PROBLEM STATEMENT → Leave the pictures out. Return all other data exactly.

RAW DATA →
--*--

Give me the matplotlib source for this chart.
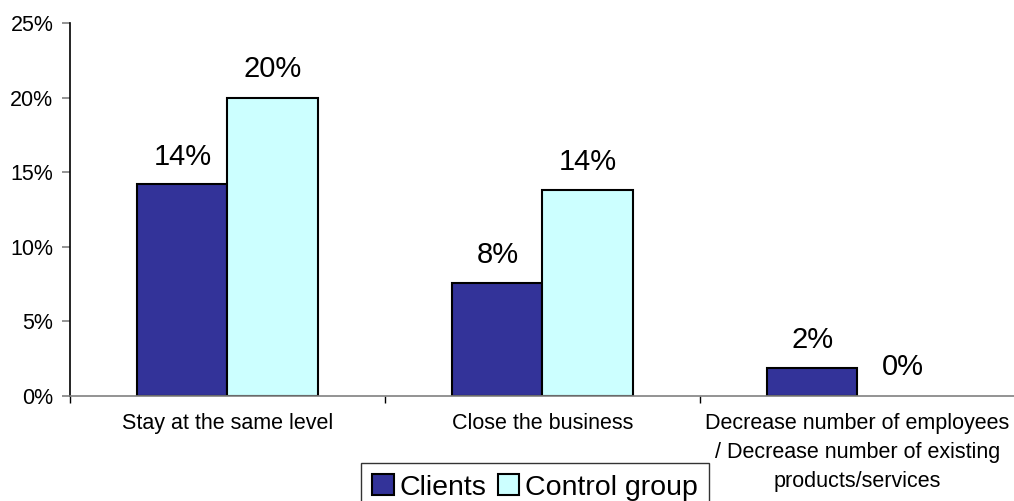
import numpy as np
import matplotlib.pyplot as plt

plt.rcParams['font.family'] = ['Liberation Sans', 'DejaVu Sans']

# data
categories = ['Stay at the same level', 'Close the business',
              'Decrease number of employees\n/ Decrease number of existing\nproducts/services']
clients = [14.2, 7.6, 1.9]
control = [20.0, 13.8, 0.0]
clients_lbl = ['14%', '8%', '2%']
control_lbl = ['20%', '14%', '0%']

fig = plt.figure(figsize=(10.14, 5.01), dpi=100)
ax = fig.add_axes([70/1014, 105/501, 945/1014, 373/501])

x = np.arange(len(categories))
w = 0.286
b1 = ax.bar(x - w/2, clients, w, color='#333399', edgecolor='black', linewidth=1.5, label='Clients')
b2 = ax.bar(x + w/2, control, w, color='#CCFFFF', edgecolor='black', linewidth=1.5, label='Control group')
for rect in list(b1) + list(b2):
    if rect.get_height() == 0:
        rect.set_linewidth(0)

for rect, t in zip(b1, clients_lbl):
    ax.annotate(t, (rect.get_x() + rect.get_width()/2, rect.get_height()),
                xytext=(0, 9.5), textcoords='offset points', ha='center', va='bottom', fontsize=21)
for rect, t in zip(b2, control_lbl):
    ax.annotate(t, (rect.get_x() + rect.get_width()/2, rect.get_height()),
                xytext=(0, 10.5), textcoords='offset points', ha='center', va='bottom', fontsize=21)

ax.set_xlim(-0.5, 2.5)
ax.set_ylim(0, 25)
ax.set_yticks([0, 5, 10, 15, 20, 25])
ax.set_yticklabels(['0%', '5%', '10%', '15%', '20%', '25%'], fontsize=15.5)
ax.tick_params(axis='y', direction='out', length=6, color='#808080', width=1.2, pad=6)

# category labels at centers, tick marks at boundaries
ax.set_xticks([-0.5, 0.5, 1.5], minor=False)
ax.set_xticklabels(['', '', ''])
ax.tick_params(axis='x', which='major', direction='out', length=5, color='black', width=1)
ax.set_xticks(x, minor=True)
ax.set_xticklabels(categories, minor=True, fontsize=15.5, linespacing=1.5, va='top')
ax.tick_params(axis='x', which='minor', length=0, pad=12)

for s in ['top', 'right']:
    ax.spines[s].set_visible(False)
ax.spines['left'].set_color('black')
ax.spines['left'].set_linewidth(1.2)
ax.spines['bottom'].set_color('#808080')
ax.spines['bottom'].set_linewidth(1.2)

leg = fig.legend(loc='upper center', bbox_to_anchor=(535/1014, 1 - 463/501), ncol=2, fontsize=20.5,
                 frameon=True, fancybox=False, edgecolor='black', handlelength=0.75,
                 handleheight=0.75, handletextpad=0.2, columnspacing=0.4, borderpad=0.4,
                 borderaxespad=0)
leg.get_frame().set_linewidth(1.0)

fig.savefig('out.png', dpi=100)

--*--

OUTPUT FOR THIS TASK →
Give me the matplotlib source for this chart.
import numpy as np
import matplotlib.pyplot as plt

plt.rcParams['font.family'] = ['Liberation Sans', 'DejaVu Sans']

# data
categories = ['Stay at the same level', 'Close the business',
              'Decrease number of employees\n/ Decrease number of existing\nproducts/services']
clients = [14.2, 7.6, 1.9]
control = [20.0, 13.8, 0.0]
clients_lbl = ['14%', '8%', '2%']
control_lbl = ['20%', '14%', '0%']

fig = plt.figure(figsize=(10.14, 5.01), dpi=100)
ax = fig.add_axes([70/1014, 105/501, 945/1014, 373/501])

x = np.arange(len(categories))
w = 0.286
b1 = ax.bar(x - w/2, clients, w, color='#333399', edgecolor='black', linewidth=1.5, label='Clients')
b2 = ax.bar(x + w/2, control, w, color='#CCFFFF', edgecolor='black', linewidth=1.5, label='Control group')
for rect in list(b1) + list(b2):
    if rect.get_height() == 0:
        rect.set_linewidth(0)

for rect, t in zip(b1, clients_lbl):
    ax.annotate(t, (rect.get_x() + rect.get_width()/2, rect.get_height()),
                xytext=(0, 9.5), textcoords='offset points', ha='center', va='bottom', fontsize=21)
for rect, t in zip(b2, control_lbl):
    ax.annotate(t, (rect.get_x() + rect.get_width()/2, rect.get_height()),
                xytext=(0, 10.5), textcoords='offset points', ha='center', va='bottom', fontsize=21)

ax.set_xlim(-0.5, 2.5)
ax.set_ylim(0, 25)
ax.set_yticks([0, 5, 10, 15, 20, 25])
ax.set_yticklabels(['0%', '5%', '10%', '15%', '20%', '25%'], fontsize=15.5)
ax.tick_params(axis='y', direction='out', length=6, color='#808080', width=1.2, pad=6)

# category labels at centers, tick marks at boundaries
ax.set_xticks([-0.5, 0.5, 1.5], minor=False)
ax.set_xticklabels(['', '', ''])
ax.tick_params(axis='x', which='major', direction='out', length=5, color='black', width=1)
ax.set_xticks(x, minor=True)
ax.set_xticklabels(categories, minor=True, fontsize=15.5, linespacing=1.5, va='top')
ax.tick_params(axis='x', which='minor', length=0, pad=12)

for s in ['top', 'right']:
    ax.spines[s].set_visible(False)
ax.spines['left'].set_color('black')
ax.spines['left'].set_linewidth(1.2)
ax.spines['bottom'].set_color('#808080')
ax.spines['bottom'].set_linewidth(1.2)

leg = fig.legend(loc='upper center', bbox_to_anchor=(535/1014, 1 - 463/501), ncol=2, fontsize=20.5,
                 frameon=True, fancybox=False, edgecolor='black', handlelength=0.75,
                 handleheight=0.75, handletextpad=0.2, columnspacing=0.4, borderpad=0.4,
                 borderaxespad=0)
leg.get_frame().set_linewidth(1.0)

fig.savefig('out.png', dpi=100)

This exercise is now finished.